--- start Dataset content ---

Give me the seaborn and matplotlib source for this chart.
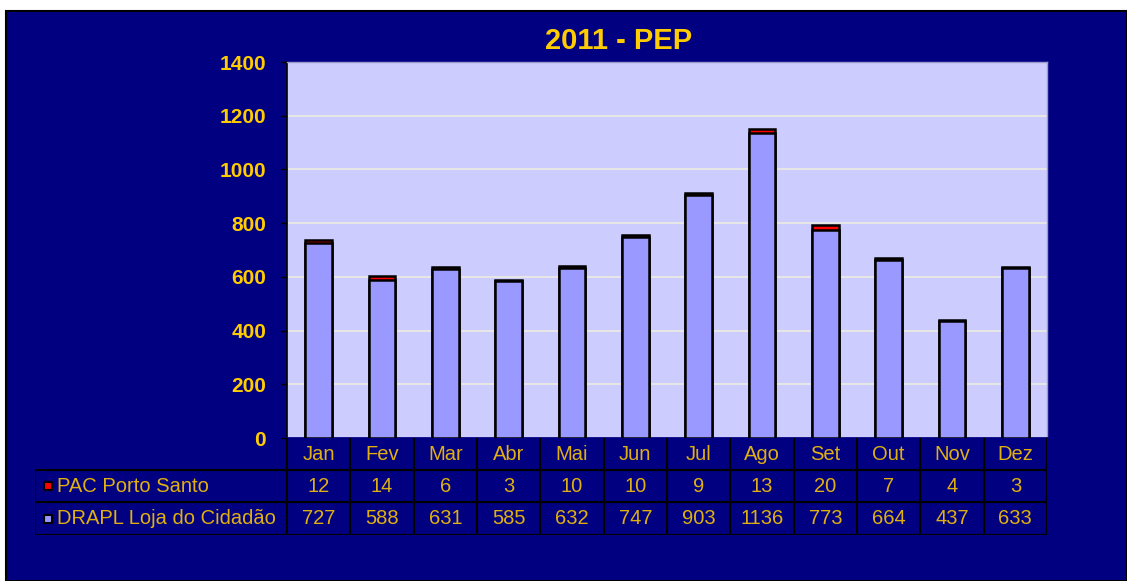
import numpy as np
import pandas as pd
import matplotlib
matplotlib.use("Agg")
import matplotlib.pyplot as plt
import seaborn as sns
from matplotlib.patches import Rectangle

months = ["Jan", "Fev", "Mar", "Abr", "Mai", "Jun", "Jul", "Ago", "Set", "Out", "Nov", "Dez"]
pac_porto_santo = [12, 14, 6, 3, 10, 10, 9, 13, 20, 7, 4, 3]
drapl_loja = [727, 588, 631, 585, 632, 747, 903, 1136, 773, 664, 437, 633]
series_names = ["PAC Porto Santo", "DRAPL Loja do Cidadão"]
title = "2011 - PEP"

NAVY = "#000080"
GOLD = "#FFCC00"
TXT = "#E0B010"
PLOT_BG = "#CCCCFF"
BAR = "#9999FF"
RED = "#FF0000"

sns.set_theme(style="white")
plt.rcParams["font.family"] = ["Liberation Sans", "DejaVu Sans"]

W, H = 1127, 581
fig = plt.figure(figsize=(W / 100, H / 100), dpi=100, facecolor="white")
bg = Rectangle((6 / W, 0), 1 - 6 / W, 1 - 11 / H, transform=fig.transFigure,
               facecolor=NAVY, edgecolor="black", linewidth=1.5, zorder=-10)
fig.patches.append(bg)

ax = fig.add_axes([287 / W, (H - 438) / H, 760 / W, 376 / H])
ax.set_facecolor(PLOT_BG)

df = pd.DataFrame({"month": months, "pac": pac_porto_santo, "drapl": drapl_loja})
df["total"] = df["pac"] + df["drapl"]

sns.barplot(data=df, x="month", y="total", color=RED, saturation=1, width=0.42,
            edgecolor="black", linewidth=1.8, ax=ax, zorder=3)
sns.barplot(data=df, x="month", y="drapl", color=BAR, saturation=1, width=0.42,
            edgecolor="black", linewidth=1.8, ax=ax, zorder=4)

ax.set_xlim(-0.5, len(months) - 0.5)
ax.set_ylim(0, 1400)
ax.set_yticks(np.arange(0, 1401, 200))
ax.yaxis.grid(True, color="#E6E6E6", linewidth=1.5, zorder=0)
ax.set_axisbelow(True)
ax.set_xlabel("")
ax.set_ylabel("")
ax.set_xticks([])
ax.tick_params(axis="y", colors="black", labelcolor=GOLD, labelsize=15, length=4,
               width=1, direction="out", left=True, pad=11)
for lab in ax.get_yticklabels():
    lab.set_fontweight("bold")
for s in ["top", "right"]:
    ax.spines[s].set_color("#9A9ACC")
    ax.spines[s].set_linewidth(1)
ax.spines["left"].set_color("black")
ax.spines["left"].set_linewidth(1.2)
ax.spines["bottom"].set_color(NAVY)
ax.spines["bottom"].set_linewidth(2)

fig.text(619 / W, (H - 41) / H, title, color=GOLD, fontsize=21,
         fontweight="bold", ha="center", va="center")

# data table
label_w = (287 - 35) / (760 / 12)
tax = fig.add_axes([35 / W, (H - 535) / H, 1012 / W, 97 / H])
tax.set_xlim(-0.5 - label_w, len(months) - 0.5)
tax.set_ylim(3, 0)
tax.axis("off")
tax.patch.set_alpha(0)
lc = "black"
lw = 1.5
x0 = -0.5 - label_w
xe = len(months) - 0.5
row_h = [0, 32 / 97 * 3, 64 / 97 * 3, 3]
for y in row_h[1:]:
    tax.plot([x0, xe], [y, y], color=lc, lw=lw, solid_capstyle="butt")
tax.plot([x0, x0], [row_h[1], 3], color=lc, lw=lw)
for i in range(len(months) + 1):
    tax.plot([i - 0.5, i - 0.5], [0, 3], color=lc, lw=lw)

fs = 14.5
px = 760 / 12
for i, m in enumerate(months):
    tax.text(i, (row_h[0] + row_h[1]) / 2, m, color=TXT, fontsize=fs, ha="center", va="center")
    tax.text(i, (row_h[1] + row_h[2]) / 2, str(pac_porto_santo[i]), color=TXT, fontsize=fs,
             ha="center", va="center")
    tax.text(i, (row_h[2] + row_h[3]) / 2, str(drapl_loja[i]), color=TXT, fontsize=fs,
             ha="center", va="center")

for r, (name, col) in enumerate(zip(series_names, [RED, BAR])):
    yc = (row_h[r + 1] + row_h[r + 2]) / 2
    tax.scatter([x0 + 13 / px], [yc], marker="s", s=40, color=col, edgecolor="black",
                linewidth=1.5, zorder=5)
    tax.text(x0 + 22 / px, yc, name, color=TXT, fontsize=fs, ha="left", va="center")

fig.savefig("out.png", dpi=100, facecolor=fig.get_facecolor())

--- end Dataset content ---

Task objective => Transcribe the opening line of the listing above, please, and every line after it through the line with "from matplotlib.patches import Rectangle", word for word, without pictures.

Complete answer =>
Give me the seaborn and matplotlib source for this chart.
import numpy as np
import pandas as pd
import matplotlib
matplotlib.use("Agg")
import matplotlib.pyplot as plt
import seaborn as sns
from matplotlib.patches import Rectangle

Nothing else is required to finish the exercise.